Maybe we’ll bump into each other one night!?!?

Thanks for the kind words, MGStickler!

Naturally, there are other outstanding pizzas to be had all over. If you've been reading for a while, you know I'm not the type to declare winners. But when you're talking about the most exciting pizza places out there, Bianco clearly belongs in the coversation.

I'm completely with you on Province. I didn't write anything about it because I was kind of distracted the night I went there, but it was across-the-board terrible for me.

Glad some of this is useful to you! Definitely don't limit yourself to me, though. I'm only a year and a half in with kids, so my experience isn't remotely comprehensive. I'm still catching up on a bunch of citywide standards and there are gaping holes in what I've gotten to so far.

Give me a few more years :-)

Maybe its the lighting but the Margherita looks overdone. A little char is wanted. All black, no.

The biancaverde sounds close to my ideal pizza order. The quickest route to my culinary heart is to plop rocket on something.

Anon Man... That was precisely my first thought when it hit the table, but I actually didn't mind. I preferred the others, but it wasn't as chartastic as its appearance might suggest. It's also worth noting that the framing doesn't help. The portion that was charred more heavily is front and center, while the stuff that was cut out of the frame was more in line with the others.

Wow, the picture of that Rosa pizza makes me think the hype is worth it. Would love to try to recreate at home but just seeing it makes me want to jump on a flight to the desert.

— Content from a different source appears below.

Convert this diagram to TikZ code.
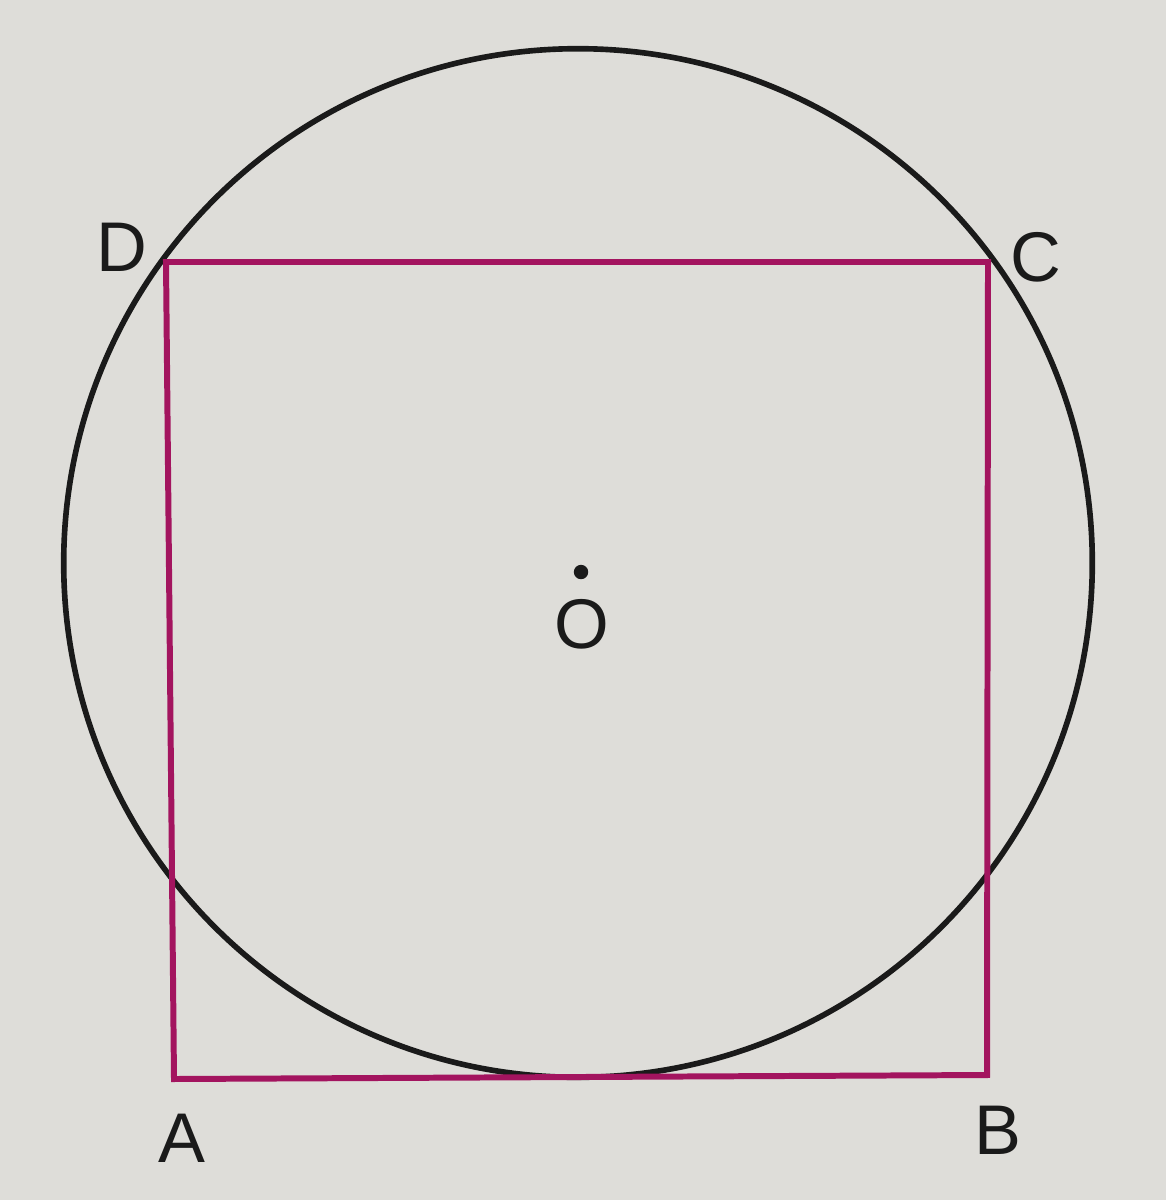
\documentclass[tikz,border=0pt]{standalone}
\usepackage{fontspec}
\setmainfont{Liberation Sans}
\definecolor{bgcol}{HTML}{DEDDD9}
\definecolor{sqcol}{HTML}{A3145F}
\definecolor{inkcol}{HTML}{1A1A1A}
\begin{document}
\begin{tikzpicture}[x=0.01cm,y=-0.01cm,
  lbl/.style={font=\fontsize{20}{24}\selectfont, text=inkcol, inner sep=0pt},
  circ/.style={draw=inkcol, line width=1.6pt},
  sq/.style={draw=sqcol, line width=1.7pt, line join=miter}]
\fill[bgcol] (0,0) rectangle (1166,1200);
\useasboundingbox (0,0) rectangle (1166,1200);
\coordinate (O) at (578,563);
\draw[circ] (O) circle [radius=5.14cm];
\coordinate (A) at (174,1079);
\coordinate (B) at (987,1075);
\coordinate (C) at (988,262);
\coordinate (D) at (166,262);
\draw[sq] (A) -- (B) -- (C) -- (D) -- cycle;
\fill[inkcol] (581,572) circle [radius=0.072cm];
\node[lbl] (lO) at (582,624) {O};
\node[lbl] (lA) at (182,1138) {A};
\node[lbl] (lB) at (998,1130) {B};
\node[lbl] (lC) at (1036,257) {C};
\node[lbl] (lD) at (122,247) {D};
\end{tikzpicture}
\end{document}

The Sonny Boy is still one of my favorite meals of all time.

Hi Dom,

I e-mailed you back about my trip to Phoenix about a week ago. Let me know if you're interested in any of those spots. This post just confirms Bianco on my list.

Hi Dom,

No idea what your schedule is like but I e-mailed ya a few days back if you want to meet up for a bite somewhere. Already meeting a couple ChowHounder members along the way, but always good to meet more locals in a place you're considering for relocation.